Reservoir Optimization Scheduling Driven by Knowledge Graphs

Abstract

As global climate change intensifies, the challenges of water scarcity and flood disasters become increasingly severe. This severity makes efficient reservoir scheduling management crucial for the rational utilization of water resources. Due to the diverse topological structures and varying objectives of different watersheds, existing optimization models and algorithms are typically applicable only to specific watershed environments. This specificity results in a “one watershed, one model” limitation. Consequently, optimization of different watersheds usually requires manual reconstruction of models and algorithms. This process is not only time-consuming but also limits the versatility and flexibility of the algorithms. To address this issue, this paper proposes a knowledge graph-driven method for reservoir optimization scheduling. By improving genetic algorithms, this method allows for the automatic construction of optimization models tailored to specific watershed characteristics based on knowledge graphs. This approach reduces the dependency of the optimization model on manual modeling.
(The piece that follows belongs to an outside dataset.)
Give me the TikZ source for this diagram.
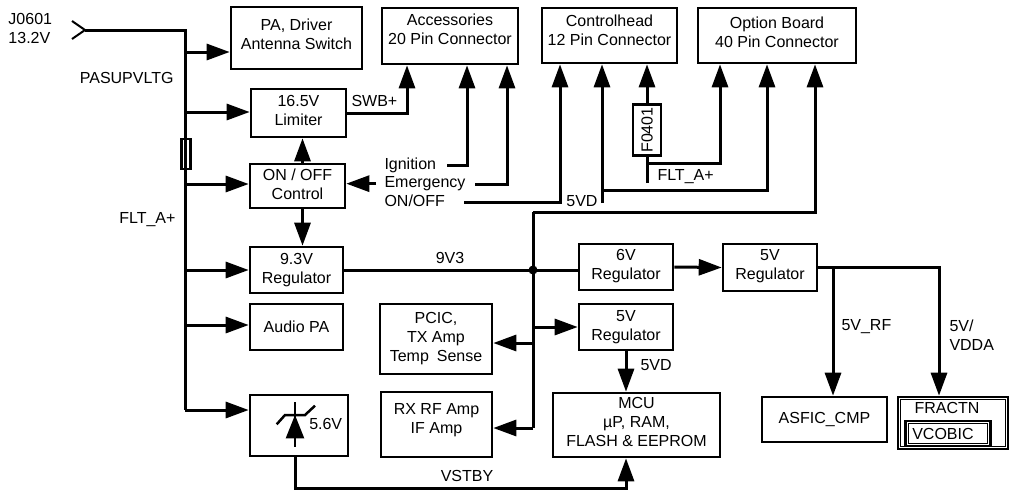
\documentclass[tikz,border=0pt]{standalone}
\usepackage{fontspec}
\setmainfont{Liberation Sans}
\usetikzlibrary{arrows.meta}
% lowers the last text line's floor, so the text sits higher in its box
\newcommand{\dstrut}[1]{\rule[-#1pt]{0pt}{0pt}}

\begin{document}
\begin{tikzpicture}[x=1pt, y=-1pt, >={Triangle[length=23pt, width=16pt]}, line width=3pt,
    font=\fontsize{16}{19}\selectfont,
    block/.style={draw, line width=2.6pt, align=center, inner sep=2pt},
    lbl/.style={inner sep=0pt}]
    \useasboundingbox (0,0) rectangle (1016,499);

    % Nodes {supply chain blocks}
    \node [block, minimum width=131pt, minimum height=62pt] (pa)    at (296.5,38)  {PA, Driver\\Antenna Switch\dstrut{8}};
    \node [block, minimum width=136pt, minimum height=56pt] (acc)   at (450,36)    {Accessories\\20 Pin Connector\dstrut{13}};
    \node [block, minimum width=135pt, minimum height=55pt] (ctl)   at (609.5,35.5) {Controlhead\\12 Pin Connector\dstrut{11}};
    \node [block, minimum width=158pt, minimum height=55pt] (opt)   at (777,35.5)  {Option Board\\40 Pin Connector\dstrut{7}};
    \node [block, minimum width=95pt,  minimum height=48pt] (lim)   at (298.5,113) {16.5V\\Limiter\dstrut{6}};
    \node [block, minimum width=95pt,  minimum height=44pt] (onoff) at (297.5,186) {ON / OFF\\Control\dstrut{4}};
    \node [block, minimum width=93pt,  minimum height=46pt] (reg93) at (296.5,270) {9.3V\\Regulator};
    \node [block, minimum width=93pt,  minimum height=46pt] (apa)   at (296.5,327) {Audio PA};
    \node [block, minimum width=98pt,  minimum height=61pt] (zen)   at (299,425.5) {};
    \node [block, minimum width=112pt, minimum height=70pt] (pcic)  at (436,339)   {PCIC,\\TX Amp\\Temp\enspace Sense};
    \node [block, minimum width=111pt, minimum height=65pt] (rx)    at (436.5,424.5) {RX RF Amp\\IF Amp\dstrut{12}};
    \node [block, minimum width=94pt,  minimum height=46pt] (reg6)  at (626,267)   {6V\\Regulator\dstrut{6}};
    \node [block, minimum width=94pt,  minimum height=47pt] (reg5a) at (770,267.5) {5V\\Regulator\dstrut{6}};
    \node [block, minimum width=94pt,  minimum height=46pt] (reg5b) at (626,327)   {5V\\Regulator};
    \node [block, minimum width=167pt, minimum height=64pt] (mcu)   at (636.5,425) {MCU\\µP, RAM,\\FLASH \& EEPROM\dstrut{7}};
    \node [block, minimum width=125pt, minimum height=45pt] (asfic) at (824.5,419.5) {ASFIC\_CMP};
    \node [block, minimum width=110pt, minimum height=52pt] (frac)  at (953,423)   {};
    \node [block, anchor=west, align=left, text width=71pt, inner xsep=7pt, minimum height=25pt] (vco) at (904,433.5) {VCOBIC};
    \node [block, rotate=90, minimum width=51pt, minimum height=28pt, inner sep=1pt] (f0401) at (647,130) {F0401};
    \node [draw, fill=white, line width=2.5pt, minimum width=9pt, minimum height=30pt, inner sep=0pt] (fbus) at (186,154) {};
    \foreach \n in {frac,vco}
        \draw [line width=1pt] ([shift={(4pt,-4pt)}]\n.north west) rectangle ([shift={(-4pt,4pt)}]\n.south east);

    % Labels
    \node [lbl, anchor=north west, align=left] (jin lbl) at (7,12) {J0601\\13.2V};
    \node [lbl, anchor=base east]  (pasup) at (175,83)  {PASUPVLTG};
    \node [lbl, anchor=base east]  (flt1)  at (177,223) {FLT\_A+};
    \node [lbl, anchor=base west]  (swb)   at (350,106) {SWB+};
    \node [lbl, anchor=base west]  (ign)   at (383,169) {Ignition};
    \node [lbl, anchor=base west]  (emg)   at (383,187.5) {Emergency};
    \node [lbl, anchor=base west]  (onf)   at (383,206) {ON/OFF};
    \node [lbl, anchor=base east]  (vd1)   at (599,206) {5VD};
    \node [lbl, anchor=base west]  (flt2)  at (656,180) {FLT\_A+};
    \node [lbl, anchor=base]       (v93)   at (450,263.5) {9V3};
    \node [lbl, anchor=base west]  (vd2)   at (639,370) {5VD};
    \node [lbl, anchor=base]       (vstby) at (467,481) {VSTBY};
    \node [lbl, anchor=base west]  (vrf)   at (840,330) {5V\_RF};
    \node [lbl, anchor=north west, align=left] (vdda) at (948,318) {5V/\\VDDA};
    \node [lbl, anchor=base west]  (fracl) at (913,413) {FRACTN};

    % Zener inside the 5.6V block
    \begin{scope}[shift={(zen.center)}, line width=2.5pt]
        \draw (-4,-23.5) -- (-4,21.5);
        \fill (-4,-10.5) -- (-13.3,12.8) -- (5.3,12.8) -- cycle;
        \draw (-22.3,-1.2) -- (-14,-10.5) -- (6,-10.5) -- (16,-19.8);
        \node [lbl, anchor=base west] (zv) at (9,3.5) {5.6V};
    \end{scope}

    % Coordinates {taps and bends}
    \coordinate (jin)  at (85,30);
    \coordinate (tpa)  at (185,52);
    \coordinate (tlim) at (185,112);
    \coordinate (toff) at (185,184);
    \coordinate (treg) at (185,270);
    \coordinate (tapa) at (185,325);
    \coordinate (tzen) at (185,410);
    \coordinate (wig)  at (447,165);
    \coordinate (wem)  at (475,184);
    \coordinate (won)  at (464,202);
    \coordinate (w5vd) at (602,203);
    \coordinate (j5vd) at (602,190);
    \coordinate (wfl)  at (647,183);
    \coordinate (jfl)  at (647,163);
    \coordinate (vtop) at (533,212);
    \coordinate (t5v)  at (533,327);
    \coordinate (tpc)  at (533,343);
    \coordinate (trx)  at (533,428);
    \coordinate (x5rf) at (833,0);
    \coordinate (rail) at (0,488);

    % Paths
    \draw [line width=2pt] ([shift={(-13pt,9pt)}]jin) -- (jin) -- ([shift={(-13pt,-9pt)}]jin);
    \draw (jin) -| (tzen);
    \foreach \t/\n in {tpa/pa, tlim/lim, toff/onoff, treg/reg93, tapa/apa, tzen/zen}
        \draw [->] (\t) -- (\t -| \n.west);
    \draw [->] ([xshift=5pt]onoff.north) -- ([xshift=4pt]lim.south);
    \draw [->] ([xshift=5pt]onoff.south) -- ([xshift=6pt]reg93.north);
    \draw [->] ([xshift=-7pt]emg.west) -- (onoff.east |- emg.west);
    \draw [->] (lim.east) -| ([xshift=-43pt]acc.south);
    \draw [->] (wig) -| ([xshift=17pt]acc.south);
    \draw [->] (wem) -| ([xshift=57pt]acc.south);
    \draw [->] (won) -| ([xshift=-49.5pt]ctl.south);
    \draw [->] (w5vd) -- (w5vd |- ctl.south);
    \draw [->] (j5vd) -| ([xshift=-10pt]opt.south);
    \draw (wfl) -- (f0401.west);
    \draw [->] (f0401.east) -- (f0401.east |- ctl.south);
    \draw [->] (jfl) -| ([xshift=-57pt]opt.south);
    \draw [->] (vtop) -| ([xshift=38pt]opt.south);
    \draw (vtop) -- (trx);
    \draw [->] (trx) -- (trx -| rx.east);
    \draw [->] (tpc) -- (tpc -| pcic.east);
    \draw [->] (t5v) -- (t5v -| reg5b.west);
    \draw (reg93.east) -- (reg93.east -| reg6.west);
    \fill (vtop |- reg93.east) circle (4.5pt);
    \draw [->] (reg6.east) -- (reg5a.west);
    \draw [->] (reg5a.east) -| ([xshift=-14pt]frac.north);
    \draw [->] (x5rf |- reg5a.east) -- (x5rf |- asfic.north);
    \draw [->] (reg5b.south) -- (reg5b.south |- mcu.north);
    \draw [->] ([xshift=-4pt]zen.south) |- (rail -| reg5b.south) -- (reg5b.south |- mcu.south);
\end{tikzpicture}
\end{document}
It also integrates hydrodynamic simulations within the watershed to ensure the effectiveness and practicality of the genetic algorithms. Furthermore, this paper has developed an algorithm that directly converts optimized reservoir outflow into actionable dispatch instructions. This method has been applied in the Pihe River Basin, optimizing flood control and resource management strategies according to different seasonal demands. It demonstrates high flexibility and effectiveness under varying hydrological conditions, significantly enhancing the operational efficiency of reservoir management.